(PROVIDED DATA)
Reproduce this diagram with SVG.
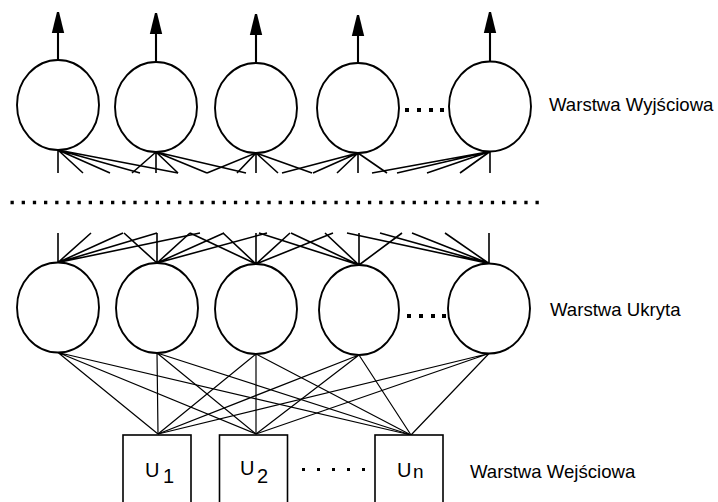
<svg xmlns="http://www.w3.org/2000/svg" width="718" height="502" viewBox="0 0 718 502">
<defs>
<marker id="ah" markerUnits="userSpaceOnUse" markerWidth="22" markerHeight="14" viewBox="0 0 22 14" refX="21" refY="7" orient="auto">
<path d="M0,0.8 L21,6 L21,8 L0,13.2 z" fill="#000"/>
</marker>
<style>
.node{fill:#fff;stroke:#000;stroke-width:1.9}
.out{stroke:#000;stroke-width:2.1;fill:none}
.fan{stroke:#000;stroke-width:1.6;fill:none}
.wire{stroke:#000;stroke-width:1.2;fill:none}
.dot{fill:#000}
.lbl{font-family:"Liberation Sans",Arial,sans-serif;font-size:18.6px;fill:#000}
.u{font-family:"Liberation Sans",Arial,sans-serif;font-size:20px;fill:#000}
</style>
</defs>
<rect width="718" height="502" fill="#fff"/>

<g id="connectors">
<g id="top-fan" class="fan">
<path d="M58,150 L58,173 M58,150 L83,173 M58,150 L110,173 M58,150 L140,173 M58,150 L178,173"/>
<path d="M156,152 L132,173 M156,152 L156,173 M156,152 L178,173 M156,152 L207,173 M156,152 L246,173"/>
<path d="M256,153 L207,173 M256,153 L237,173 M256,153 L256,173 M256,153 L278,173 M256,153 L312,173"/>
<path d="M358,153 L282,173 M358,153 L313,173 M358,153 L337,173 M358,153 L358,173 M358,153 L387,173"/>
<path d="M490,151.5 L372,173 M490,151.5 L397,173 M490,151.5 L427,173 M490,151.5 L460,173 M490,151.5 L490,173"/>
</g>
<g id="hidden-fan" class="fan">
<path d="M58,262.5 L58,233 M58,262.5 L91,233 M58,262.5 L123,233 M58,262.5 L157,233 M58,262.5 L200,233"/>
<path d="M157,263 L124,233 M157,263 L157,233 M157,263 L190,233 M157,263 L224,233 M157,263 L267,233"/>
<path d="M256,264 L190,233 M256,264 L223,233 M256,264 L256,233 M256,264 L290,233 M256,264 L333,233"/>
<path d="M359,265 L259,233 M359,265 L291,233 M359,265 L325,233 M359,265 L359,233 M359,265 L402,233"/>
<path d="M489,263.5 L347,233 M489,263.5 L380,233 M489,263.5 L412,233 M489,263.5 L445,233 M489,263.5 L489,233"/>
</g>
<g id="input-wires" class="wire">
<path d="M58,352.5 L158,434 M58,352.5 L256,434 M58,352.5 L411,435"/>
<path d="M157,353 L158,434 M157,353 L256,434 M157,353 L411,435"/>
<path d="M256,354 L158,434 M256,354 L256,434 M256,354 L411,435"/>
<path d="M359,355 L158,434 M359,355 L256,434 M359,355 L411,435"/>
<path d="M489,353.5 L158,434 M489,353.5 L256,434 M489,353.5 L411,435"/>
</g>
</g>

<line id="separator" x1="10.5" y1="202.5" x2="541" y2="202.5" stroke="#000" stroke-width="3.3" stroke-dasharray="3.3 7.87"/>

<g id="output-layer">
<g id="out1"><ellipse class="node" cx="58" cy="105" rx="41" ry="45"/><line class="out" x1="58" y1="60" x2="58" y2="12" marker-end="url(#ah)"/></g>
<g id="out2"><ellipse class="node" cx="156" cy="107" rx="41" ry="45"/><line class="out" x1="156" y1="62" x2="156" y2="13" marker-end="url(#ah)"/></g>
<g id="out3"><ellipse class="node" cx="256" cy="108" rx="41" ry="45"/><line class="out" x1="256" y1="63" x2="256" y2="14" marker-end="url(#ah)"/></g>
<g id="out4"><ellipse class="node" cx="358" cy="108" rx="41" ry="45"/><line class="out" x1="358" y1="63" x2="358" y2="15" marker-end="url(#ah)"/></g>
<g id="out5"><ellipse class="node" cx="490" cy="106.5" rx="41" ry="45"/><line class="out" x1="490" y1="61.5" x2="490" y2="12" marker-end="url(#ah)"/></g>
<g id="out-ellipsis" class="dot"><rect x="405" y="108" width="4" height="4"/><rect x="417" y="108" width="4" height="4"/><rect x="429" y="108" width="4" height="4"/><rect x="440" y="108" width="4" height="4"/></g>
<text id="out-label" class="lbl" x="549" y="111">Warstwa Wyjściowa</text>
</g>

<g id="hidden-layer">
<g id="hid1"><ellipse class="node" cx="58" cy="307.5" rx="41" ry="45"/></g>
<g id="hid2"><ellipse class="node" cx="157" cy="308" rx="41" ry="45"/></g>
<g id="hid3"><ellipse class="node" cx="256" cy="309" rx="41" ry="45"/></g>
<g id="hid4"><ellipse class="node" cx="359" cy="310" rx="40" ry="45"/></g>
<g id="hid5"><ellipse class="node" cx="489" cy="308.5" rx="41" ry="45"/></g>
<g id="hid-ellipsis" class="dot"><rect x="407" y="314" width="4" height="4"/><rect x="419" y="314" width="4" height="4"/><rect x="431" y="314" width="4" height="4"/><rect x="442" y="314" width="4" height="4"/></g>
<text id="hid-label" class="lbl" x="550" y="316">Warstwa Ukryta</text>
</g>

<g id="input-layer">
<g id="in1"><rect class="node" x="123" y="435" width="68" height="72" style="stroke-width:1.6"/><text class="u" x="145" y="477">U<tspan x="163" y="483">1</tspan></text></g>
<g id="in2"><rect class="node" x="219.5" y="435" width="68" height="72" style="stroke-width:1.6"/><text class="u" x="240" y="475">U<tspan x="257" y="483">2</tspan></text></g>
<g id="inN"><rect class="node" x="375" y="435" width="68" height="72" style="stroke-width:1.6"/><text class="u" x="397" y="477">U<tspan x="413" y="478" style="font-size:19px">n</tspan></text></g>
<g id="in-ellipsis" class="dot"><rect x="302" y="468" width="3" height="3"/><rect x="317" y="468" width="3" height="3"/><rect x="332" y="468" width="3" height="3"/><rect x="347" y="468" width="3" height="3"/><rect x="362" y="468" width="3" height="3"/></g>
<text id="in-label" class="lbl" x="470" y="478">Warstwa Wejściowa</text>
</g>
</svg>
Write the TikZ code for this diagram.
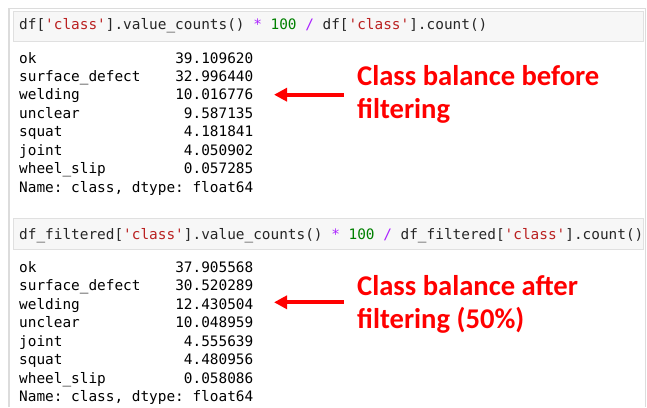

(TASK DESCRIPTION)
Look through the data and gather every line with the string "this" in it.

(RESULT OF THE TASK)
Reproduce this diagram with SVG.
Write the TikZ code for this diagram.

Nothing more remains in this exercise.